Искусство и политика
Шрифт:
Росси продолжает: «Перед лицом столь значительных фактов идея, казалось воплощавшаяся в непрерывности развития империи, Церкви, римского права и еще разделявшаяся Данте, идея полного, всеобщего продолжения в жизни Средневековья всей жизни Древнего Рима уступает место идее о том, что в течение последних веков совершилась великая революция и что началась новая эра. Возникает ощущение пропасти, отделяющей новую цивилизацию от цивилизации античной. Поэтому наследие Древнего Рима не ощущается больше как имманентное повседневной жизни. Итальянцы начинают смотреть на античность как на свое собственное прошлое, восхищающее их мощью, свежестью, красотой, – прошлое, которое им надобно вернуть с помощью мысли, при помощи размышлений и ученых занятий, сделав его целью воспитания человека. Они напоминают детей, возвращающихся после долгого отсутствия к родителям, а не стариков, вспоминающих и оплакивающих годы своей юности».

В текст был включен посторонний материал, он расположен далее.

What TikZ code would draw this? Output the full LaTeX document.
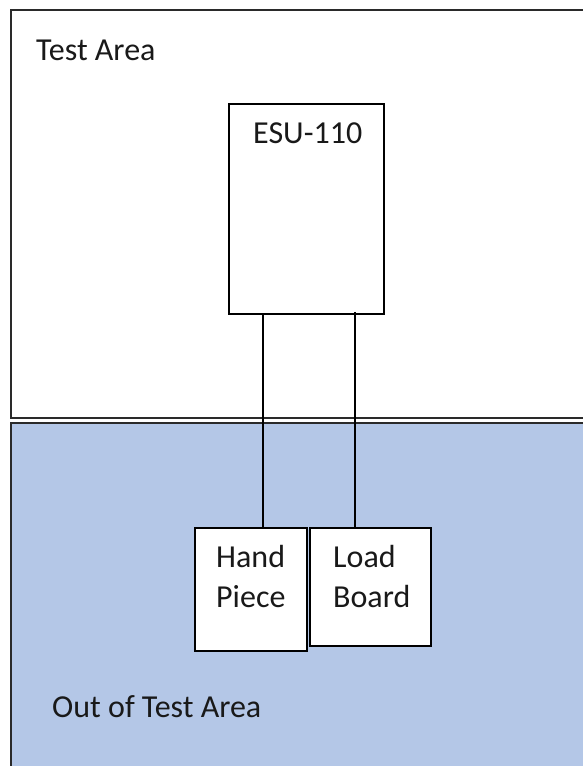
\documentclass[tikz,border=0pt]{standalone}
\usepackage{fontspec}
\setmainfont{Carlito}
\definecolor{outfill}{HTML}{B4C7E7}
\definecolor{edge}{HTML}{2A2A2A}
\tikzset{
  areabox/.style={draw=edge, line width=2pt},
  unitbox/.style={draw=black, line width=1.8pt, fill=white, inner sep=0pt, anchor=north west},
  lbl/.style={inner sep=0pt, anchor=base west, font=\fontsize{32}{40}\selectfont, text=black!90},
  wire/.style={draw=black, line width=1.8pt}
}
\begin{document}
\begin{tikzpicture}[x=1pt,y=-1pt]
\useasboundingbox (0,0) rectangle (583,766);
\begin{scope}
\clip (0,0) rectangle (583,766);
\draw[areabox, fill=white] (11,10) rectangle (600,418);
\draw[areabox, fill=outfill] (11,423) rectangle (600,790);
\end{scope}
\node[lbl] (testarea) at (36,60) {Test Area};
\node[lbl] (outarea) at (52,717) {Out of Test Area};
\node[unitbox, minimum width=155pt, minimum height=210pt] (esu) at (228,103) {};
\node[lbl] (esulbl) at (253,143) {ESU-110};
\node[unitbox, minimum width=112pt, minimum height=123pt] (hp) at (194,527) {};
\node[unitbox, minimum width=121pt, minimum height=118pt] (lb) at (309,527) {};
\node[lbl] (hand) at (216,567) {Hand};
\node[lbl] (piece) at (216,607) {Piece};
\node[lbl] (load) at (333,567) {Load};
\node[lbl] (board) at (333,607) {Board};
\coordinate (w1top) at ([xshift=35pt]esu.south west);
\coordinate (w2top) at ([xshift=127pt,yshift=3pt]esu.south west);
\draw[wire] (w1top) -- (w1top |- hp.north);
\draw[wire] (w2top) -- (w2top |- lb.north);
\end{tikzpicture}
\end{document}
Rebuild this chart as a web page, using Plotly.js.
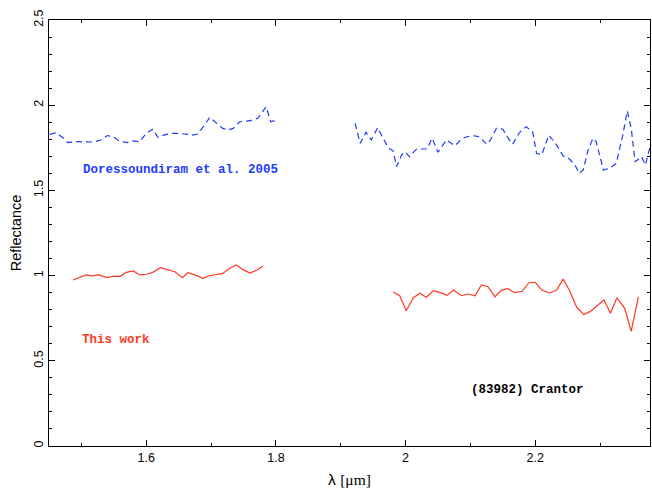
<!DOCTYPE html>
<html>
<head>
<meta charset="utf-8">
<script src="https://cdn.plot.ly/plotly-3.0.1.min.js"></script>
<style>
  html, body { margin: 0; padding: 0; background: #fff; }
  #chart { width: 652px; height: 493px; }
</style>
</head>
<body>
<div id="chart"></div>
<script>
// Crantor reflectance spectra: this work (solid red) and Doressoundiram et al. 2005 (dashed blue)

// Doressoundiram et al. 2005, H band
const doreH_wl = [1.451, 1.460, 1.470, 1.479, 1.490, 1.499, 1.510, 1.519, 1.530, 1.540,
                  1.550, 1.559, 1.570, 1.579, 1.590, 1.600, 1.610, 1.618, 1.631, 1.641,
                  1.652, 1.662, 1.672, 1.679, 1.688, 1.698, 1.708, 1.718, 1.726, 1.734,
                  1.744, 1.752, 1.760, 1.772, 1.785, 1.792, 1.801];
const doreH_refl = [1.829, 1.837, 1.813, 1.780, 1.786, 1.786, 1.786, 1.784, 1.796, 1.822,
                    1.813, 1.787, 1.781, 1.790, 1.786, 1.835, 1.859, 1.812, 1.829, 1.835,
                    1.834, 1.829, 1.825, 1.831, 1.874, 1.929, 1.894, 1.864, 1.855, 1.864,
                    1.903, 1.907, 1.909, 1.923, 1.991, 1.903, 1.913];

// Doressoundiram et al. 2005, K band
const doreK_wl = [1.922, 1.930, 1.939, 1.947, 1.957, 1.965, 1.973, 1.981, 1.986, 1.994,
                  1.999, 2.006, 2.017, 2.025, 2.033, 2.041, 2.050, 2.063, 2.076, 2.088,
                  2.096, 2.104, 2.114, 2.125, 2.131, 2.140, 2.150, 2.158, 2.165, 2.176,
                  2.186, 2.196, 2.202, 2.210, 2.221, 2.233, 2.243, 2.253, 2.262, 2.268,
                  2.274, 2.281, 2.289, 2.294, 2.299, 2.305, 2.315, 2.325, 2.335, 2.342,
                  2.348, 2.354, 2.364, 2.370, 2.379];
const doreK_refl = [1.894, 1.776, 1.841, 1.796, 1.868, 1.806, 1.751, 1.731, 1.639, 1.708,
                    1.727, 1.698, 1.743, 1.743, 1.743, 1.806, 1.724, 1.796, 1.762, 1.806,
                    1.816, 1.821, 1.815, 1.771, 1.796, 1.864, 1.859, 1.808, 1.771, 1.841,
                    1.874, 1.844, 1.718, 1.708, 1.825, 1.766, 1.702, 1.684, 1.643, 1.600,
                    1.620, 1.731, 1.806, 1.786, 1.702, 1.620, 1.630, 1.659, 1.825, 1.966,
                    1.864, 1.668, 1.698, 1.649, 1.786];

// This work, H band
const thisH_wl = [1.487, 1.507, 1.517, 1.527, 1.539, 1.549, 1.560, 1.569, 1.580, 1.590,
                  1.601, 1.610, 1.622, 1.632, 1.644, 1.656, 1.664, 1.675, 1.687, 1.697,
                  1.708, 1.718, 1.729, 1.739, 1.749, 1.760, 1.770, 1.780];
const thisH_refl = [0.974, 1.004, 0.999, 1.004, 0.988, 0.996, 0.996, 1.019, 1.027, 1.004,
                    1.008, 1.019, 1.046, 1.035, 1.023, 0.988, 1.017, 1.004, 0.984, 0.999,
                    1.008, 1.013, 1.043, 1.062, 1.035, 1.015, 1.031, 1.055];

// This work, K band
const thisK_wl = [1.981, 1.991, 2.001, 2.012, 2.022, 2.032, 2.043, 2.054, 2.064, 2.074,
                  2.086, 2.096, 2.107, 2.117, 2.127, 2.138, 2.148, 2.158, 2.168, 2.180,
                  2.190, 2.200, 2.210, 2.222, 2.233, 2.243, 2.253, 2.264, 2.275, 2.285,
                  2.295, 2.306, 2.316, 2.326, 2.338, 2.348, 2.359];
const thisK_refl = [0.904, 0.882, 0.794, 0.870, 0.896, 0.873, 0.911, 0.900, 0.884, 0.915,
                    0.882, 0.892, 0.882, 0.945, 0.935, 0.876, 0.915, 0.923, 0.900, 0.908,
                    0.958, 0.961, 0.915, 0.898, 0.915, 0.980, 0.911, 0.814, 0.771, 0.790,
                    0.822, 0.857, 0.779, 0.870, 0.808, 0.673, 0.873];

const xRange = [1.45, 2.377];
const yRange = [0, 2.5];

const BLUE = '#1e3cff';
const RED = '#ff3a22';
const dashed = { color: BLUE, width: 1.2, dash: '6px,4px' };
const solid = { color: RED, width: 1.2 };

const traces = [
  { x: doreH_wl, y: doreH_refl, mode: 'lines', line: dashed, name: 'Doressoundiram et al. 2005 (H)' },
  { x: doreK_wl, y: doreK_refl, mode: 'lines', line: dashed, name: 'Doressoundiram et al. 2005 (K)' },
  { x: thisH_wl, y: thisH_refl, mode: 'lines', line: solid, name: 'This work (H)' },
  { x: thisK_wl, y: thisK_refl, mode: 'lines', line: solid, name: 'This work (K)' }
];

const tickFont = { family: 'Liberation Sans, Arial, sans-serif', size: 12.5, color: '#000' };
const titleFont = { family: 'Liberation Sans, Arial, sans-serif', size: 14.5, color: '#000' };
const labelFont = { family: 'Liberation Mono, Courier New, monospace', size: 12.5, weight: 'bold' };

const axisCommon = {
  showgrid: false,
  zeroline: false,
  showline: true,
  linecolor: '#000',
  linewidth: 1,
  mirror: 'ticks',
  ticks: 'inside',
  ticklen: 6,
  tickwidth: 1,
  tickcolor: '#000',
  tickfont: tickFont
};

const layout = {
  width: 652,
  height: 493,
  margin: { l: 49, r: 2, t: 20, b: 47 },
  paper_bgcolor: '#fff',
  plot_bgcolor: '#fff',
  showlegend: false,
  xaxis: Object.assign({}, axisCommon, {
    range: xRange,
    tick0: 1.6,
    dtick: 0.2,
    minor: { dtick: 0.1, ticks: 'inside', ticklen: 3, tickcolor: '#000', showgrid: false },
    title: { text: 'λ <span style="font-family:Liberation Serif, serif">[μm]</span>', font: Object.assign({}, titleFont, { size: 15.5 }), standoff: 10 }
  }),
  yaxis: Object.assign({}, axisCommon, {
    range: yRange,
    tick0: 0,
    dtick: 0.5,
    tickangle: -90,
    minor: { dtick: 0.1, ticks: 'inside', ticklen: 3, tickcolor: '#000', showgrid: false },
    title: { text: 'Reflectance', font: titleFont, standoff: 6 }
  }),
  annotations: [
    { xref: 'paper', yref: 'paper', x: 0.054, y: 0.648, xanchor: 'left', yanchor: 'middle',
      text: 'Doressoundiram et al. 2005', showarrow: false, font: Object.assign({ color: BLUE }, labelFont) },
    { xref: 'paper', yref: 'paper', x: 0.052, y: 0.249, xanchor: 'left', yanchor: 'middle',
      text: 'This work', showarrow: false, font: Object.assign({ color: RED }, labelFont) },
    { xref: 'paper', yref: 'paper', x: 0.699, y: 0.131, xanchor: 'left', yanchor: 'middle',
      text: '(83982) Crantor', showarrow: false, font: Object.assign({ color: '#000' }, labelFont) }
  ]
};

Plotly.newPlot('chart', traces, layout, { staticPlot: true, displayModeBar: false });
</script>
</body>
</html>
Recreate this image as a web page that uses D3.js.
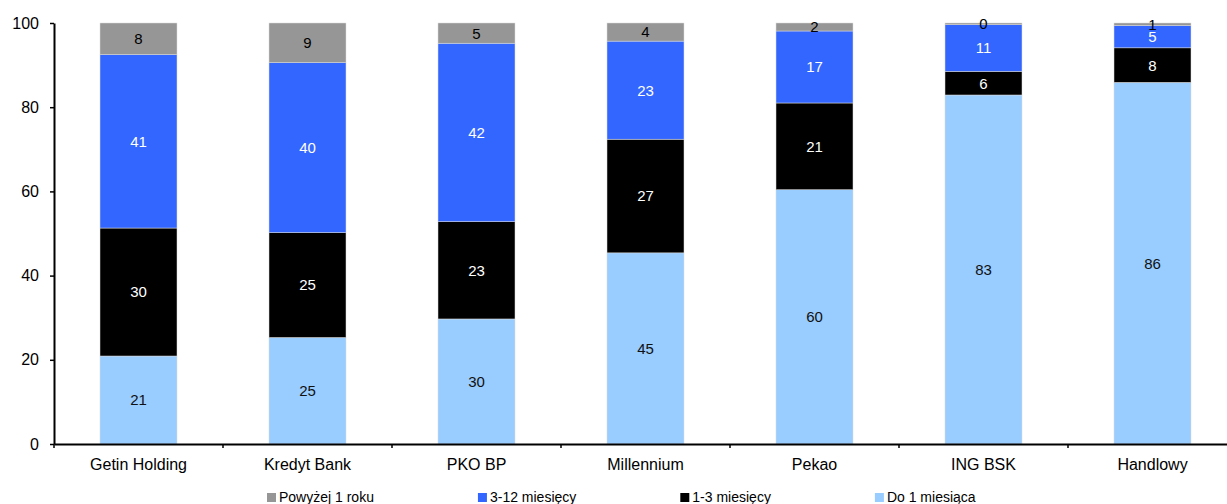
<!DOCTYPE html>
<html>
<head>
<meta charset="utf-8">
<script src="https://cdn.jsdelivr.net/npm/d3@7"></script>
<style>
  html, body { margin: 0; padding: 0; background: #fff; }
  svg { display: block; font-family: "Liberation Sans", Arial, sans-serif; }
</style>
</head>
<body>
<svg id="chart" width="1227" height="504"></svg>
<script>
// ---- data ----
const categories = ["Getin Holding", "Kredyt Bank", "PKO BP", "Millennium", "Pekao", "ING BSK", "Handlowy"];
const do1Miesiaca   = [20.9, 25.3, 29.7, 45.4, 60.4, 82.9, 85.9];
const m1do3         = [30.4, 24.9, 23.1, 27.0, 20.6, 5.6, 8.2];
const m3do12        = [41.2, 40.4, 42.4, 23.3, 17.1, 11.1, 5.3];
const powyzej1Roku  = [7.5, 9.4, 4.8, 4.3, 1.9, 0.4, 0.6];
const yTicks = [0, 20, 40, 60, 80, 100];
const seriesNames = ["Do 1 miesiąca", "1-3 miesięcy", "3-12 miesięcy", "Powyżej 1 roku"];
const legendOrder = ["Powyżej 1 roku", "3-12 miesięcy", "1-3 miesięcy", "Do 1 miesiąca"];

// ---- styles ----
const colors = {
  "Do 1 miesiąca": "#99CCFF",
  "1-3 miesięcy": "#000000",
  "3-12 miesięcy": "#3366FF",
  "Powyżej 1 roku": "#969696"
};
const labelColors = {
  "Do 1 miesiąca": "#111111",
  "1-3 miesięcy": "#ffffff",
  "3-12 miesięcy": "#ffffff",
  "Powyżej 1 roku": "#000000"
};

const seriesValues = [do1Miesiaca, m1do3, m3do12, powyzej1Roku];
const rows = categories.map((c, i) => {
  const r = { cat: c };
  seriesNames.forEach((s, k) => r[s] = seriesValues[k][i]);
  return r;
});

const svg = d3.select("#chart");
const x0 = 54, y0 = 444, yTop = 23;
const step = 169;

const x = d3.scaleBand()
  .domain(categories)
  .range([x0, x0 + step * categories.length])
  .paddingInner(0.5444)
  .paddingOuter(0.2722);

const y = d3.scaleLinear().domain([0, 100]).range([y0, yTop]);

const stack = d3.stack().keys(seriesNames);
const stacked = stack(rows);

const g = svg.append("g");

stacked.forEach(layer => {
  const name = layer.key;
  const lg = g.append("g");
  lg.selectAll("rect")
    .data(layer)
    .join("rect")
    .attr("x", d => x(d.data.cat))
    .attr("width", x.bandwidth())
    .attr("y", d => y(d[1]))
    .attr("height", d => y(d[0]) - y(d[1]))
    .attr("fill", colors[name])
    .attr("stroke", "#dcdcdc")
    .attr("stroke-width", 0.5);
  lg.selectAll("text")
    .data(layer)
    .join("text")
    .attr("x", d => x(d.data.cat) + x.bandwidth() / 2)
    .attr("y", d => (y(d[0]) + y(d[1])) / 2)
    .attr("dy", "0.36em")
    .attr("text-anchor", "middle")
    .attr("font-size", 15)
    .attr("fill", labelColors[name])
    .text(d => Math.round(d[1] - d[0]));
});

// Y axis
const yAxis = d3.axisLeft(y).tickValues(yTicks).tickSize(4).tickSizeOuter(0).tickPadding(11);
const ya = svg.append("g").attr("transform", `translate(${x0},0)`).call(yAxis);
ya.select(".domain").attr("stroke", "#000").attr("stroke-width", 2);
ya.selectAll(".tick line").attr("stroke", "#000").attr("stroke-width", 1.5);
ya.selectAll(".tick text").attr("font-size", 16).attr("fill", "#000").attr("font-family", "Liberation Sans, Arial, sans-serif");

// X axis
const xAxis = d3.axisBottom(x).tickSize(0).tickSizeOuter(0).tickPadding(15);
const xa = svg.append("g").attr("transform", `translate(0,${y0})`).call(xAxis);
xa.select(".domain").attr("stroke", "#000").attr("stroke-width", 2);
xa.selectAll(".tick text").attr("font-size", 16).attr("fill", "#000").attr("font-family", "Liberation Sans, Arial, sans-serif");
// boundary ticks between categories
xa.selectAll(".sep")
  .data(categories)
  .join("line")
  .attr("class", "sep")
  .attr("x1", d => x(d) + x.bandwidth() + (x.step() - x.bandwidth()) / 2)
  .attr("x2", d => x(d) + x.bandwidth() + (x.step() - x.bandwidth()) / 2)
  .attr("y1", 0).attr("y2", 4)
  .attr("stroke", "#000").attr("stroke-width", 1.5);
xa.append("line").attr("x1", x0).attr("x2", x0).attr("y1", 0).attr("y2", 4).attr("stroke", "#000").attr("stroke-width", 1.5);

// Legend
const legend = svg.append("g").attr("transform", "translate(267,0)");
let lx = 0;
legendOrder.forEach(name => {
  const item = legend.append("g").attr("transform", `translate(${lx},0)`);
  item.append("rect").attr("x", 0).attr("y", 493).attr("width", 9).attr("height", 9).attr("fill", colors[name]);
  const t = item.append("text").attr("x", 12).attr("y", 502).attr("font-size", 14).attr("fill", "#000").text(name);
  const w = t.node().getComputedTextLength();
  lx += 12 + w + 104;
});
</script>
</body>
</html>
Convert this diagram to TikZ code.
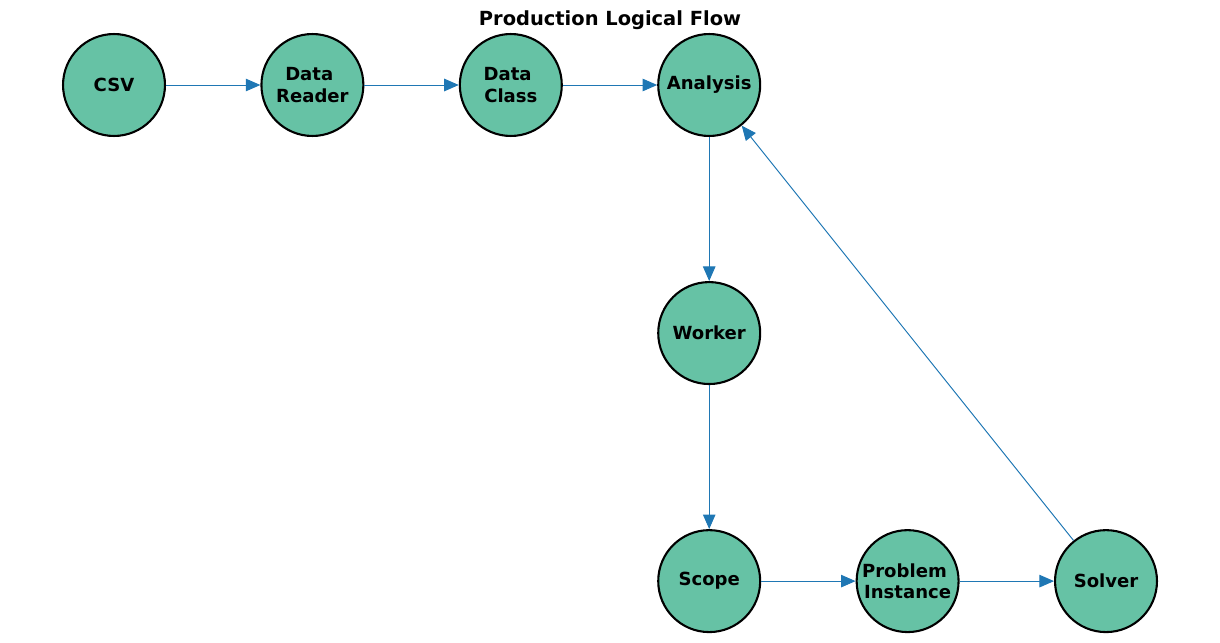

Все это – самый настоящий исторический роман. Где это можно отыскать «идею о том, что совершилась великая революция» и т. д.? Росси возводит в исторический факт почерпнутые из книг анекдоты и презрение гуманиста к средневековой латыни, высокомерие утонченного барина по отношению к средневековому «варварству». Прав был
Согласно Росси, «сознание идейного разрыва, осуществлявшегося на протяжении нескольких столетий между античностью и новой эпохой», потенциально заложено в духе Данте, но актуализируется и политически воплощается в Кола ди Риенцо, который, «наследуя мысль Данте, стремится восстановить римскость, а следовательно, и итальянскость (почему – „следовательно“? Кола ди Риенцо думал только о народе Рима как таковом) Империи и связать священными узами римского начала все итальянские народности в единую нацию, в народной культуре воплощением этого сознания оказывается Петрарка, который приветствует Кола, „нашего Камилла, нашего Брута, нашего Ромула“, и усердно трудится над изучением древности, одновременно воскрешая и одушевляя ее как поэт». (Продолжается исторический роман: какой результат имели усилия Кола ди Риенцо? Абсолютно никакого. Как можно творить историю с помощью бесплодных желаний и благих намерений? И не попахивают ли чистейшей риторикой все эти Камиллы, Бруты и Ромулы, сваленные Петраркой в одну кучу?)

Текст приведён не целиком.